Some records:
# # # #

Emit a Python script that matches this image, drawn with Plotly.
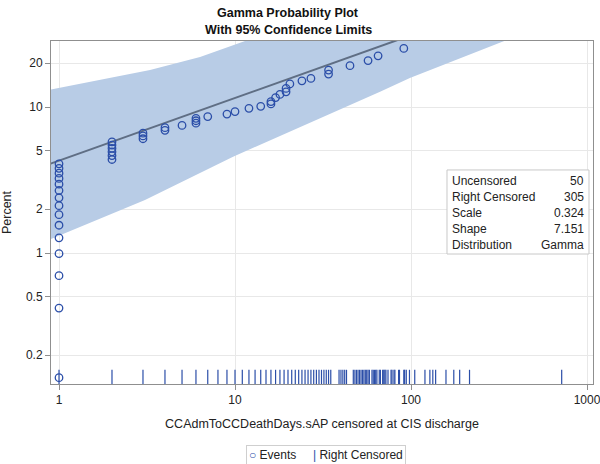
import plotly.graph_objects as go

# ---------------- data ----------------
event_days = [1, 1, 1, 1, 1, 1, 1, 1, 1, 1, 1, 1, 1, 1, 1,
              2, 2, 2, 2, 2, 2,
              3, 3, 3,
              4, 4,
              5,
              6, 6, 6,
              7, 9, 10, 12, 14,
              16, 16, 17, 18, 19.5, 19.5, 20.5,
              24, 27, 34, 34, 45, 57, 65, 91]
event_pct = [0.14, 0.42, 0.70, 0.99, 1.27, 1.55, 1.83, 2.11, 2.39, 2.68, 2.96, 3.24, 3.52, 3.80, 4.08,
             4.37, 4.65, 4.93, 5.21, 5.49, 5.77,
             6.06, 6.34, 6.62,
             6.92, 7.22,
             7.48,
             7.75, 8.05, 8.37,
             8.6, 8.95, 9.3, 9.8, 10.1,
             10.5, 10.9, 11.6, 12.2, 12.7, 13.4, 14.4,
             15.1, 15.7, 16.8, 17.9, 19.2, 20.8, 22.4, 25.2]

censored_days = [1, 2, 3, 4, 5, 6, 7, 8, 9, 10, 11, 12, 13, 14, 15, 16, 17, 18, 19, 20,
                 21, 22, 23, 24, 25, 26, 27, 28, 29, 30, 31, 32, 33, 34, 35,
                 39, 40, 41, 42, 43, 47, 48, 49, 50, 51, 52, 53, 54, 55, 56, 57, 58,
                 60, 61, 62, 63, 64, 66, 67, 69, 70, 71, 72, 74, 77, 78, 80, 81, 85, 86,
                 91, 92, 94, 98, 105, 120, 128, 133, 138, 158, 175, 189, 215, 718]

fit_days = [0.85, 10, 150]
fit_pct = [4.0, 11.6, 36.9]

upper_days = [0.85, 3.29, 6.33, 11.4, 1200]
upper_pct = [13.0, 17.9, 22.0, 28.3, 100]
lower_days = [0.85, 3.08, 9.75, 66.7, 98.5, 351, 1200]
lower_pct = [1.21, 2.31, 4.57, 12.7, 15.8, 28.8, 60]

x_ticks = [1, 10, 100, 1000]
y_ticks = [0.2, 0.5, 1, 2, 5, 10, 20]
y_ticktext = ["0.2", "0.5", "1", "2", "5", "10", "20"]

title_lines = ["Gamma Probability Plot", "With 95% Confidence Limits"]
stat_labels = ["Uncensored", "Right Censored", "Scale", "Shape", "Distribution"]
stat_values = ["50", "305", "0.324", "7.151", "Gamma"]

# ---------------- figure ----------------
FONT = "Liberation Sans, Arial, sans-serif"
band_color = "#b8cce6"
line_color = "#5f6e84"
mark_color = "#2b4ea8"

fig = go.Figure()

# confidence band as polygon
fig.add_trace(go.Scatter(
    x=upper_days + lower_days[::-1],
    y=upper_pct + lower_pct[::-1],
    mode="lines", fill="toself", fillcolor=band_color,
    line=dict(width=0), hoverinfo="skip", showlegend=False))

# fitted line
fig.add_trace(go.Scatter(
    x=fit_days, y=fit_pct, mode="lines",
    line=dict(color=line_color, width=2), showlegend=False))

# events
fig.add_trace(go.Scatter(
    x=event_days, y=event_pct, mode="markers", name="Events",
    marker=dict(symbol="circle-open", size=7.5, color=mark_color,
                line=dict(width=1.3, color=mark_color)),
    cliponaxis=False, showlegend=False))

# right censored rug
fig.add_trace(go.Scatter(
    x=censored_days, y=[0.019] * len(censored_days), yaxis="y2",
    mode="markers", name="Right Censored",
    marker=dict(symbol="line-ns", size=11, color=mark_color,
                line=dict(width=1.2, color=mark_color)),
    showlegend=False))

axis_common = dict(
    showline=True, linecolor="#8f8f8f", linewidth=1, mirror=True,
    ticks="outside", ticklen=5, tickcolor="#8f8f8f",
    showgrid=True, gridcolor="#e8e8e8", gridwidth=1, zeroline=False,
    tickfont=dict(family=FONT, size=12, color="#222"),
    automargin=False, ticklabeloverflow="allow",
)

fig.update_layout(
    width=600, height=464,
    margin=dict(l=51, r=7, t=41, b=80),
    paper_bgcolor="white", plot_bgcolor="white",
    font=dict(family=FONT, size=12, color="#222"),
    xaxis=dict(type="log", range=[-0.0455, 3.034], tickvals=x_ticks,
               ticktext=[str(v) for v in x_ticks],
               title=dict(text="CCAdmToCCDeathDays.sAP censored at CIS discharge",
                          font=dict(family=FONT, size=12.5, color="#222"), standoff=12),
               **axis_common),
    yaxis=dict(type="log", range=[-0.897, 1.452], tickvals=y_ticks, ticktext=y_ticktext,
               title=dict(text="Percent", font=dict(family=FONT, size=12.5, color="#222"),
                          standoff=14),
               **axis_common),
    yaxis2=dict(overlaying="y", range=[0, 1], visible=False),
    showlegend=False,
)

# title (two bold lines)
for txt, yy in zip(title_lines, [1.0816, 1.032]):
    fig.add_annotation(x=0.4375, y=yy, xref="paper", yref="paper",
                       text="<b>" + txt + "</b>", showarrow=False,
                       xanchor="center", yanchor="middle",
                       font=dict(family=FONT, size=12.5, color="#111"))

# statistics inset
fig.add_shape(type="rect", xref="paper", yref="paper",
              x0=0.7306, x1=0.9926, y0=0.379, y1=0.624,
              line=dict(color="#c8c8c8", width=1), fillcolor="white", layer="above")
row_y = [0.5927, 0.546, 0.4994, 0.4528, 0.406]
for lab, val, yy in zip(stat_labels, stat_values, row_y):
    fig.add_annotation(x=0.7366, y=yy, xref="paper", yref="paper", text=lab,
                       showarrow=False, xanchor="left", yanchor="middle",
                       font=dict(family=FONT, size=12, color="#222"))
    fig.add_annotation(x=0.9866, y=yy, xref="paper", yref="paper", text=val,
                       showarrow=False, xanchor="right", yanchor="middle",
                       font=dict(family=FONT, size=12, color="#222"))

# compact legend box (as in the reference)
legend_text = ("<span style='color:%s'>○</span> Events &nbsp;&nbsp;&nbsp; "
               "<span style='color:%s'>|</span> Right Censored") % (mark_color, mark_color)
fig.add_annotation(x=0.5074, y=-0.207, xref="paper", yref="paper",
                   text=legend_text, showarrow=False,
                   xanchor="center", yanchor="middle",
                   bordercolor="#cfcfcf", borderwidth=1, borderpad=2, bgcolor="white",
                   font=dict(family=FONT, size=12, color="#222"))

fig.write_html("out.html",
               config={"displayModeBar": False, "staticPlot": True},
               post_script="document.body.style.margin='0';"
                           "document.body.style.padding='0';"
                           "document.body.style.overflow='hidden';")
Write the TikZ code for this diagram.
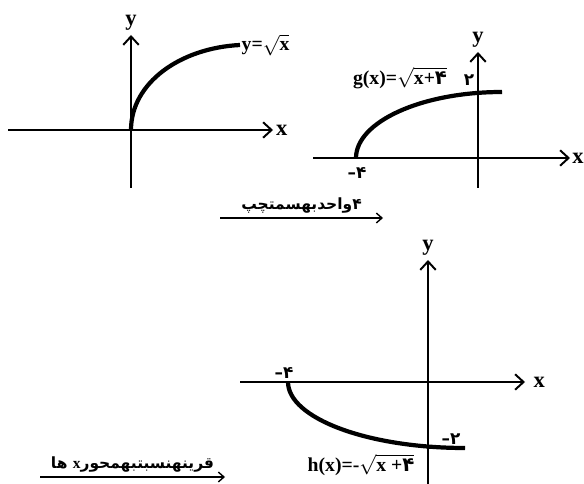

# # # #

What is expected:
Only the lines from the start of the material through the line containing "import plotly.graph_objects as go" should be transcribed. Pictures stay out.

Problem solution:
Emit a Python script that matches this image, drawn with Plotly.
import plotly.graph_objects as go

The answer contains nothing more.